→ **INSTRUCTIONS FOR THE TASK**
Starting at the line that contains "Clone this chart in matplotlib." and stopping at the line that contains "from matplotlib.patches import Rectangle", transcribe every line of the material below exactly; pictures stay out.

→ **DATA FOR THE TASK**

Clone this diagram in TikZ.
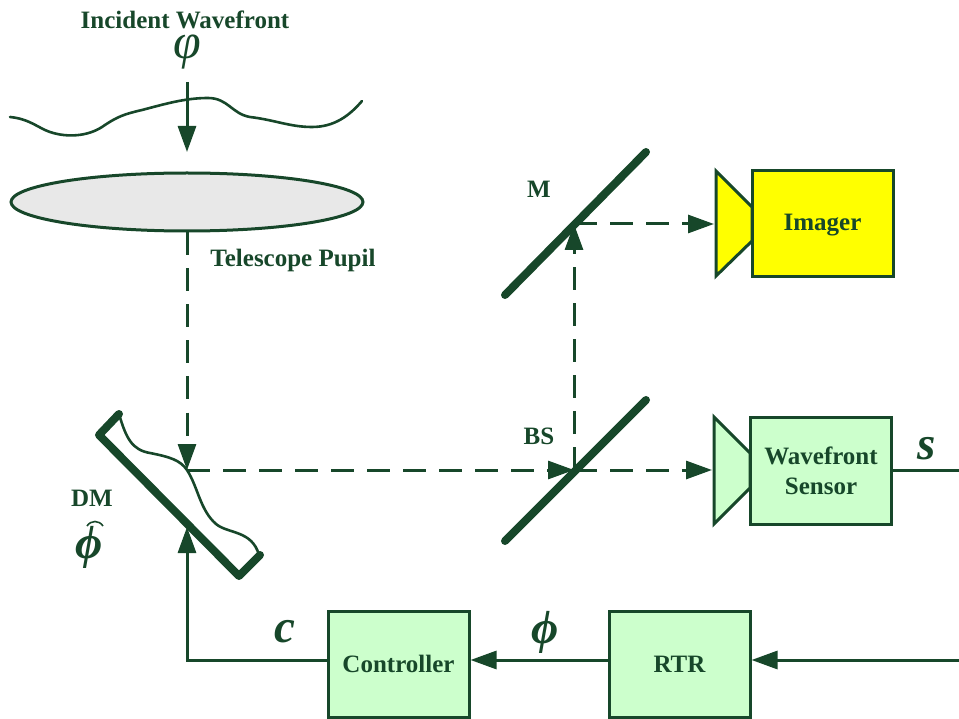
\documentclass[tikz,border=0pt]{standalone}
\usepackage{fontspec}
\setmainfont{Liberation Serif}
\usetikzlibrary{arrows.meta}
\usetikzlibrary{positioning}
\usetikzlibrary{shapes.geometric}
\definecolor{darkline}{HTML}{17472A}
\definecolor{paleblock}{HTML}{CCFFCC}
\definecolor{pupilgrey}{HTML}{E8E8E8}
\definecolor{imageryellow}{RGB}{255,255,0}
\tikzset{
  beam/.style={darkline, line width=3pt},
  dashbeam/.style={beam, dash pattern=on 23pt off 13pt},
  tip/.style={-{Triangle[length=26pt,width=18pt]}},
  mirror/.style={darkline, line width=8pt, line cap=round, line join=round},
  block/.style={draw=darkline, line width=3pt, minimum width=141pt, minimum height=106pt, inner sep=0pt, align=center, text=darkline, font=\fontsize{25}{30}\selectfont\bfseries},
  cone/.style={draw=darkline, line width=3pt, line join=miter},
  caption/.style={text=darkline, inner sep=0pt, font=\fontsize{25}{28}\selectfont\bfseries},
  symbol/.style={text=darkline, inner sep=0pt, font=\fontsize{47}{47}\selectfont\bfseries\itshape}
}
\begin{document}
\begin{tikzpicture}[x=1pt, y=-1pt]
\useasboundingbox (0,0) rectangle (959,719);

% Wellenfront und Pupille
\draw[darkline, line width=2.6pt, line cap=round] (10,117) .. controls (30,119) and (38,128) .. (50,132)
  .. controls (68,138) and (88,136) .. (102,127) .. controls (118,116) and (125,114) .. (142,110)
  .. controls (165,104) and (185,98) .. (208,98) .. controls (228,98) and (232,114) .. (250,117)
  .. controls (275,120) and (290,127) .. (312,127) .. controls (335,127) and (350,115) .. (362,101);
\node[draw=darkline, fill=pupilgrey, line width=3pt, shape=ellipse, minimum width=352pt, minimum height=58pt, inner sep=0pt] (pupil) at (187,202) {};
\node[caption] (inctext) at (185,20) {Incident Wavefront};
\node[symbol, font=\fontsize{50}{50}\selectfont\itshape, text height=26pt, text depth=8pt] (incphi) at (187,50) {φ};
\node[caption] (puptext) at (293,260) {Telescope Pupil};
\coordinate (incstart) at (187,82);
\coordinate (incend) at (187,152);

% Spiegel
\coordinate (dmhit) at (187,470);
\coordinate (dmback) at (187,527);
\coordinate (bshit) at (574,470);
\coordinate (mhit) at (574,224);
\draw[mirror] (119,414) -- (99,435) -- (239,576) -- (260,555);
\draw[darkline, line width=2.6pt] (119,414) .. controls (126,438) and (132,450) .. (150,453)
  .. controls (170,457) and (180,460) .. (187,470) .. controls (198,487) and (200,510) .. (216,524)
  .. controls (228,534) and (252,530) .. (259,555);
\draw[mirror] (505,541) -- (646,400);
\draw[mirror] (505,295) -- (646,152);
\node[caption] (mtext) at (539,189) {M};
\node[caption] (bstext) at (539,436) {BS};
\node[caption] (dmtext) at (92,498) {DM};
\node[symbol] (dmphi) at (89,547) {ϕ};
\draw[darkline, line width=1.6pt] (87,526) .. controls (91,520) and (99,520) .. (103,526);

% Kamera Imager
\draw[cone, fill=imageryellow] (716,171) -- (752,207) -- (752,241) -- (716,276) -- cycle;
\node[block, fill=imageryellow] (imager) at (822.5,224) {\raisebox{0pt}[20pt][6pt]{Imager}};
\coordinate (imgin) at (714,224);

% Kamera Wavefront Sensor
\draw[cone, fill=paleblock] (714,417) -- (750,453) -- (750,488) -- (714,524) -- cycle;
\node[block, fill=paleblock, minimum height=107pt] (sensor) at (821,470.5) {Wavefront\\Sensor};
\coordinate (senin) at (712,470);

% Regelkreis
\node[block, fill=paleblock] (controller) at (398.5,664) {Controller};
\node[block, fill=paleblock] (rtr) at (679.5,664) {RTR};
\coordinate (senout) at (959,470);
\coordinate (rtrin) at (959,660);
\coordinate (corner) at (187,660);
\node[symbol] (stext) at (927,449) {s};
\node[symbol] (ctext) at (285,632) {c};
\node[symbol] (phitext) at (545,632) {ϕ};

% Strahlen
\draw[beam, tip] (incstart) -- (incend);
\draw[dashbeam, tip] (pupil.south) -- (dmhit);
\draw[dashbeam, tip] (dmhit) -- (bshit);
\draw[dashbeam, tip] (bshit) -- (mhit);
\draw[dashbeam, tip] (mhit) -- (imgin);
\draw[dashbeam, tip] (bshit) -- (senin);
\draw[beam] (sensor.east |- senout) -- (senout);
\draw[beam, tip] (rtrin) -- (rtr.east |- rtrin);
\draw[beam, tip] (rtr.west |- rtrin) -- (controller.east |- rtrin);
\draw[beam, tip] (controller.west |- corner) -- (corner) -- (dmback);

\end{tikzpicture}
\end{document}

* * *

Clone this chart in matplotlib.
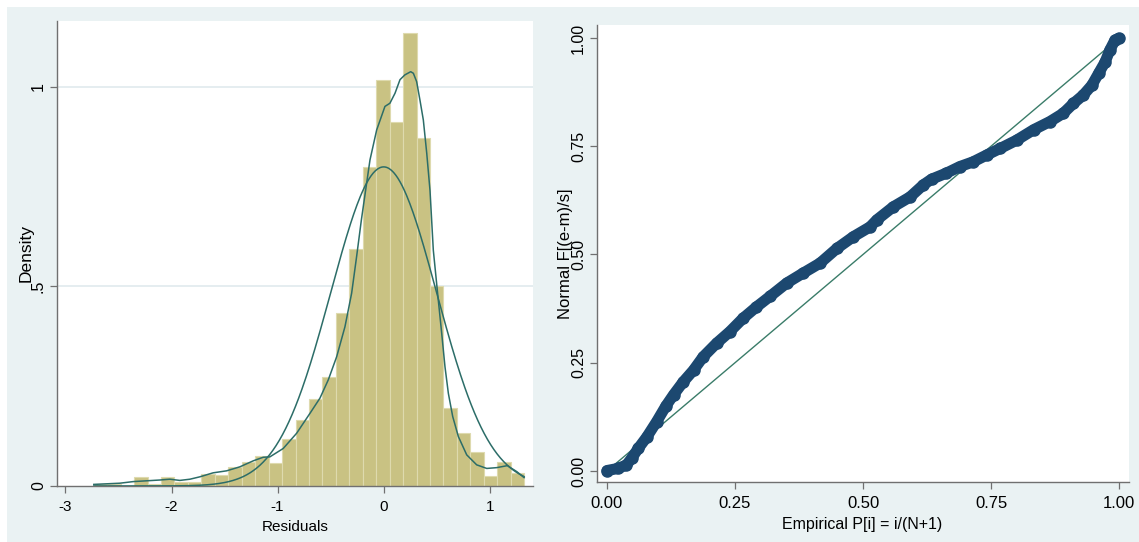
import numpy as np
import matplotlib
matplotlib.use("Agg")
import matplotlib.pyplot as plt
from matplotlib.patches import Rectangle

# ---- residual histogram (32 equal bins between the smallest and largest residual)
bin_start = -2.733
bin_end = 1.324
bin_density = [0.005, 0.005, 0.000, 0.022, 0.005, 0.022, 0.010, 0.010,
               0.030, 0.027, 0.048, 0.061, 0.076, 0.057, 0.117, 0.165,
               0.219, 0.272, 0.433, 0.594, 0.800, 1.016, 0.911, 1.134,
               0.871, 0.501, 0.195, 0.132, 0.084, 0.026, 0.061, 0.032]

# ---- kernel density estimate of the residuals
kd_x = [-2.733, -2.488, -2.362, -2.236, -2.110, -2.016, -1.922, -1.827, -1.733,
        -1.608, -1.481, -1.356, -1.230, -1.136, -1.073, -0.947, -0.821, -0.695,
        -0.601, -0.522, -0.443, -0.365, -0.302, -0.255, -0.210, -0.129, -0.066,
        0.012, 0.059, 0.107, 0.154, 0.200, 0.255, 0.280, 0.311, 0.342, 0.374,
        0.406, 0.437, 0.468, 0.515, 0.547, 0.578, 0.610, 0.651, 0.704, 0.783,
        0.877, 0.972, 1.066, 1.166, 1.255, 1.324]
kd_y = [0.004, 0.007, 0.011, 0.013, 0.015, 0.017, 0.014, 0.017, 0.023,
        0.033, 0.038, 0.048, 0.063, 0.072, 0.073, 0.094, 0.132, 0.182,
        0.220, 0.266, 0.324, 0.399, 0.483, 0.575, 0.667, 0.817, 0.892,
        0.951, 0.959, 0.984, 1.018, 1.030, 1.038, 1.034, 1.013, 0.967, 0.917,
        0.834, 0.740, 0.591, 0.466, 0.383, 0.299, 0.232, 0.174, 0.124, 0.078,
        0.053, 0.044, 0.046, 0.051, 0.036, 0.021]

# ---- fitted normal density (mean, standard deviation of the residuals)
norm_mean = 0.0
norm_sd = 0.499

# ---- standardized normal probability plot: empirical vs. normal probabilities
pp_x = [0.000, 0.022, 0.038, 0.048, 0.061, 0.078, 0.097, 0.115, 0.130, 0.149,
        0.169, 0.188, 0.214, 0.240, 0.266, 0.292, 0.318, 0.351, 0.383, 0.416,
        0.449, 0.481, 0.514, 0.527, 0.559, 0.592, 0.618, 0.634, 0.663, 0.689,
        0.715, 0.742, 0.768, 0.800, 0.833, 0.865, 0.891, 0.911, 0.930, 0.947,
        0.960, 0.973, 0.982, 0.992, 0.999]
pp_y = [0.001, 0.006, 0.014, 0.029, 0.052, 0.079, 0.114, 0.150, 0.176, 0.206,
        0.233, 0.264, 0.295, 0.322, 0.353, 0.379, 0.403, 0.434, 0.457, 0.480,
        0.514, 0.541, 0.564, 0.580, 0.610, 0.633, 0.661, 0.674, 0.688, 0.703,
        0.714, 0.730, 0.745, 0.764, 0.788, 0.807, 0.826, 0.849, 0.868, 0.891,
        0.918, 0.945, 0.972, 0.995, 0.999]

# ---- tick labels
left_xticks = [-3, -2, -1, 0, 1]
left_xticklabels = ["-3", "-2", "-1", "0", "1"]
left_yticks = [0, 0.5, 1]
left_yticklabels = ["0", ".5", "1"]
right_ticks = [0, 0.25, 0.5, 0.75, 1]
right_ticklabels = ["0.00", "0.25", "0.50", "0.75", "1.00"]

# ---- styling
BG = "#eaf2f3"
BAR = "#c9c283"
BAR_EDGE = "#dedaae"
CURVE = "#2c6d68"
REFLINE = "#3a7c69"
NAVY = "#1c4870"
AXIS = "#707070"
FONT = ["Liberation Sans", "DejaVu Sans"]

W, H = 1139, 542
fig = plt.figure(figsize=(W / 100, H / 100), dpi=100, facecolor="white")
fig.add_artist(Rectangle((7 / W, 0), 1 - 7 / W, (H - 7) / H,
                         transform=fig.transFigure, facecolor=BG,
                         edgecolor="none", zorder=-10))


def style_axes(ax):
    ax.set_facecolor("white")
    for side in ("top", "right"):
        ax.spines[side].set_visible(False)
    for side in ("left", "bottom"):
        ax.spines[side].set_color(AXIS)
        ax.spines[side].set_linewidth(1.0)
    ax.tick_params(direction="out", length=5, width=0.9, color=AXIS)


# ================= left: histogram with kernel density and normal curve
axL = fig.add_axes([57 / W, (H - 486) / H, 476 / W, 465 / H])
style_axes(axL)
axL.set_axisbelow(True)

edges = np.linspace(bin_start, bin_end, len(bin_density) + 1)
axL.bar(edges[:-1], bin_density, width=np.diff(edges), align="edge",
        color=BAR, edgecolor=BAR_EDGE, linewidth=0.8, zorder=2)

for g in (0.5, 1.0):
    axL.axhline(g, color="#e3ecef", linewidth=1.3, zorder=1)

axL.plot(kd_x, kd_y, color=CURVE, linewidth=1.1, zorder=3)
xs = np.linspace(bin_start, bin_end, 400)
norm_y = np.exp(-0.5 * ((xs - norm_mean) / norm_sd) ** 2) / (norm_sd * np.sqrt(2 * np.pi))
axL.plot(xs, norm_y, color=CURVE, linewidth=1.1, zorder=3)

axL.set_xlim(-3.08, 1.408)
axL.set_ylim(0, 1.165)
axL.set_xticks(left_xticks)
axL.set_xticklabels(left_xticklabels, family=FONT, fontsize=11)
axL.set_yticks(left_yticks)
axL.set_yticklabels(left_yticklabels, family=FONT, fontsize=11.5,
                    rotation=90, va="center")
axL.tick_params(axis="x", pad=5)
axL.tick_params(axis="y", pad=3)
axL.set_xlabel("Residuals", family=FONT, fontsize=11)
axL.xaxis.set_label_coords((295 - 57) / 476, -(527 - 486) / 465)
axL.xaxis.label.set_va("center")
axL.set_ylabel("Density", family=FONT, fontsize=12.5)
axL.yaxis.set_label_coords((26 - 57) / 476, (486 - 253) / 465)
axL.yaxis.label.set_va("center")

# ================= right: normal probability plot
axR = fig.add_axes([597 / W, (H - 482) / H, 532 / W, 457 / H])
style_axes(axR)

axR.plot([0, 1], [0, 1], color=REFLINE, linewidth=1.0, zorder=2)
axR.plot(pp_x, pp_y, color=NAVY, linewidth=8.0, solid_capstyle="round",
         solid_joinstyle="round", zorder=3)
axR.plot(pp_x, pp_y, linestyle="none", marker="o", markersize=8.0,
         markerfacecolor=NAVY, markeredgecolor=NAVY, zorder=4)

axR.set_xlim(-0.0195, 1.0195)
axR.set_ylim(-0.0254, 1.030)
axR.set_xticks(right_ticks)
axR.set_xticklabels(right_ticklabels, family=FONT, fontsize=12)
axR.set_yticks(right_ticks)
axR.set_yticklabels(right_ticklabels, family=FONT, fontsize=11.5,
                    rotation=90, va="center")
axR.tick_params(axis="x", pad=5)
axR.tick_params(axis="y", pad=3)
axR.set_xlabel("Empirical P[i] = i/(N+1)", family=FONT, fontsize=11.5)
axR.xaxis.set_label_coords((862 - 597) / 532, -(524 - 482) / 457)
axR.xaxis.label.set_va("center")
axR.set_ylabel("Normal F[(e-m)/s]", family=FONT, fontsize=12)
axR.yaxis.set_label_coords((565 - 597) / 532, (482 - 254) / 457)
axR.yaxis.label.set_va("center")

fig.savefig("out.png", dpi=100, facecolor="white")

---

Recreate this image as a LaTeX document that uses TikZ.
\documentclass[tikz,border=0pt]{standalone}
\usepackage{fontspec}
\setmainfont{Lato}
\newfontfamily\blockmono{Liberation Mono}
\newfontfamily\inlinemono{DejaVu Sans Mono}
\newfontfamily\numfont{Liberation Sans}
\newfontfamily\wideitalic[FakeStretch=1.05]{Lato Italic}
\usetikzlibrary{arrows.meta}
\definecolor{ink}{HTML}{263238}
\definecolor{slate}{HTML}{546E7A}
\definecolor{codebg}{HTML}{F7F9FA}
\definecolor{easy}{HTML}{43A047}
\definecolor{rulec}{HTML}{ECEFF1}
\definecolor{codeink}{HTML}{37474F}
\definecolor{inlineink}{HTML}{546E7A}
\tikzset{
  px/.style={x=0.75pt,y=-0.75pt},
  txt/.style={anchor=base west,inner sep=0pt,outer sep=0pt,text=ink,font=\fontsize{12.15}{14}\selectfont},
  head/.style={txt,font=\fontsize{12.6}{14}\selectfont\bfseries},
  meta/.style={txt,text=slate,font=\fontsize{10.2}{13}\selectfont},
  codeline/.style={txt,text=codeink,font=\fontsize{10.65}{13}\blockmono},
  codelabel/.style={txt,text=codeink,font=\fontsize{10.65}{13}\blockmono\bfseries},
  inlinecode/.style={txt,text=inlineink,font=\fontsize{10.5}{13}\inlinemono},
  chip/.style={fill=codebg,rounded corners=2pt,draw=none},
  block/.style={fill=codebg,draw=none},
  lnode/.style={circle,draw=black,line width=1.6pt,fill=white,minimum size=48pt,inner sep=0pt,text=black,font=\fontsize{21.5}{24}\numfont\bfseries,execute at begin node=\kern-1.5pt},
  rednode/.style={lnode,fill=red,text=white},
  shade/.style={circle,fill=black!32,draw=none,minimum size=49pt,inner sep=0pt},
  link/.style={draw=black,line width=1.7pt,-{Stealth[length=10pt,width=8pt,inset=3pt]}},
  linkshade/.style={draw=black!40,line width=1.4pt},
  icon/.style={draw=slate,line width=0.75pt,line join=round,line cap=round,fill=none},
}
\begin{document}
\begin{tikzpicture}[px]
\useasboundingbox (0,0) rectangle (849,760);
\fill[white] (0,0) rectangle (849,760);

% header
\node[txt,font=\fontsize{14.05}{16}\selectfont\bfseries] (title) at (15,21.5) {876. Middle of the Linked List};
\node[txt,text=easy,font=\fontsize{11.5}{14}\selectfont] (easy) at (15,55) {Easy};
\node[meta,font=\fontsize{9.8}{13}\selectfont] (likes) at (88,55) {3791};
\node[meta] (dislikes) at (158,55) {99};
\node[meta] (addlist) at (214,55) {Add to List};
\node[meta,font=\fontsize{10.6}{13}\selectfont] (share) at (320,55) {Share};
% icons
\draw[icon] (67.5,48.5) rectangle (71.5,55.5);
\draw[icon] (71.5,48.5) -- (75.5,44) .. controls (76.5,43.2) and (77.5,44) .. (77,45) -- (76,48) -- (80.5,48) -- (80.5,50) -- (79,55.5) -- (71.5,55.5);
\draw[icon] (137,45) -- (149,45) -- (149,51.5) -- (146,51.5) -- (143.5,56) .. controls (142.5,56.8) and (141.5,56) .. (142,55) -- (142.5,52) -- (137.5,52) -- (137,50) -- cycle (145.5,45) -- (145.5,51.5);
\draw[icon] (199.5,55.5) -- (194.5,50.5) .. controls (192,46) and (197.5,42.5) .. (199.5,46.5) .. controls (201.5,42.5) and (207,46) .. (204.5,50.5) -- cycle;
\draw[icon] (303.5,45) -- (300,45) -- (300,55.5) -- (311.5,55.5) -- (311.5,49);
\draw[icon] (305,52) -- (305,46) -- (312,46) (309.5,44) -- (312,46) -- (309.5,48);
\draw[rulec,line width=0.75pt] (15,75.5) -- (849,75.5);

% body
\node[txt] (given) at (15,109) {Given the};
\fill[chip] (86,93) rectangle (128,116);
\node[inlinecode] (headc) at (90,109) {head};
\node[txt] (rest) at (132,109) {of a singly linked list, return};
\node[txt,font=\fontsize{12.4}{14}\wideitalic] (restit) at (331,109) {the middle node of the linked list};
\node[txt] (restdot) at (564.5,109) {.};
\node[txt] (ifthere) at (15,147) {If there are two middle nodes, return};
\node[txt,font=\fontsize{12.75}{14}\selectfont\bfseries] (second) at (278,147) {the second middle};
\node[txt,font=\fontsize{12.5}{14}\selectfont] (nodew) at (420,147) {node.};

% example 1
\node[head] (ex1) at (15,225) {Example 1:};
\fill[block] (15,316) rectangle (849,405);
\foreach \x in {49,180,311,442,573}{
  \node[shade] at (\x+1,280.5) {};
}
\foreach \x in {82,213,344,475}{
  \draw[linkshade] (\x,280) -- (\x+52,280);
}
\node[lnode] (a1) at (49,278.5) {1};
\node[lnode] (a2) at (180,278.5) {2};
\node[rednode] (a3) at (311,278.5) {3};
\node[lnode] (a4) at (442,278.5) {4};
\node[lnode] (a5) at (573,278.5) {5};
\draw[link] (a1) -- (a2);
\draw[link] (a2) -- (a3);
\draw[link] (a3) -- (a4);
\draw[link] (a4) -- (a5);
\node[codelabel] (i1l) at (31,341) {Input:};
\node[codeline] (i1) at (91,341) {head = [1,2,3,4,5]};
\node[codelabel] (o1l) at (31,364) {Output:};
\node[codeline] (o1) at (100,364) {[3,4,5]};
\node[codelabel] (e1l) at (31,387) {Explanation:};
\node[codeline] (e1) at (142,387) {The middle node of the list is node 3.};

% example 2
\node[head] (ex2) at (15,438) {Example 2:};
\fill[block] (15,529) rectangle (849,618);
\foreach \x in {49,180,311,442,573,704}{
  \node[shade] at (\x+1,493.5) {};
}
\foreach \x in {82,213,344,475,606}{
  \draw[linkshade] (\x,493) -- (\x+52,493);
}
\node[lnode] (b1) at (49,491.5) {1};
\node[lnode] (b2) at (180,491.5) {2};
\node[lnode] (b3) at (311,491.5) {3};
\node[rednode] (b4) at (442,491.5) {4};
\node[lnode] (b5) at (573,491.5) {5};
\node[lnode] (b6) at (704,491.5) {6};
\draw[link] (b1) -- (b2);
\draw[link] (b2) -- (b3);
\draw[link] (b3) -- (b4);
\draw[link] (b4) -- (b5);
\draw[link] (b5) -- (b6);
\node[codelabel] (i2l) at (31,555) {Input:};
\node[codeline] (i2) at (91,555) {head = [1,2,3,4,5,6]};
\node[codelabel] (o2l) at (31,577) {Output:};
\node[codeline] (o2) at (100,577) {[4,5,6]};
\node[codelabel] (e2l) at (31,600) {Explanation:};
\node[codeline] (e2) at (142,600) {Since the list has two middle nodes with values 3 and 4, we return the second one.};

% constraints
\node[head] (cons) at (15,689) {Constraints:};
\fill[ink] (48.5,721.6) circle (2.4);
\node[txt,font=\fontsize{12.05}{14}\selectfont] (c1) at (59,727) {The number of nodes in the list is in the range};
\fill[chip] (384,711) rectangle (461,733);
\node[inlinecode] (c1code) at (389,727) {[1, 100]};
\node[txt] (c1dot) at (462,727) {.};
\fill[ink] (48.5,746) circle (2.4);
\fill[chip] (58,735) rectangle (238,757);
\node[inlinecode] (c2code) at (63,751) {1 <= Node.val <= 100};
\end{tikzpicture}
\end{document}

→ **REPLY TO THE TASK**
Clone this chart in matplotlib.
import numpy as np
import matplotlib
matplotlib.use("Agg")
import matplotlib.pyplot as plt
from matplotlib.patches import Rectangle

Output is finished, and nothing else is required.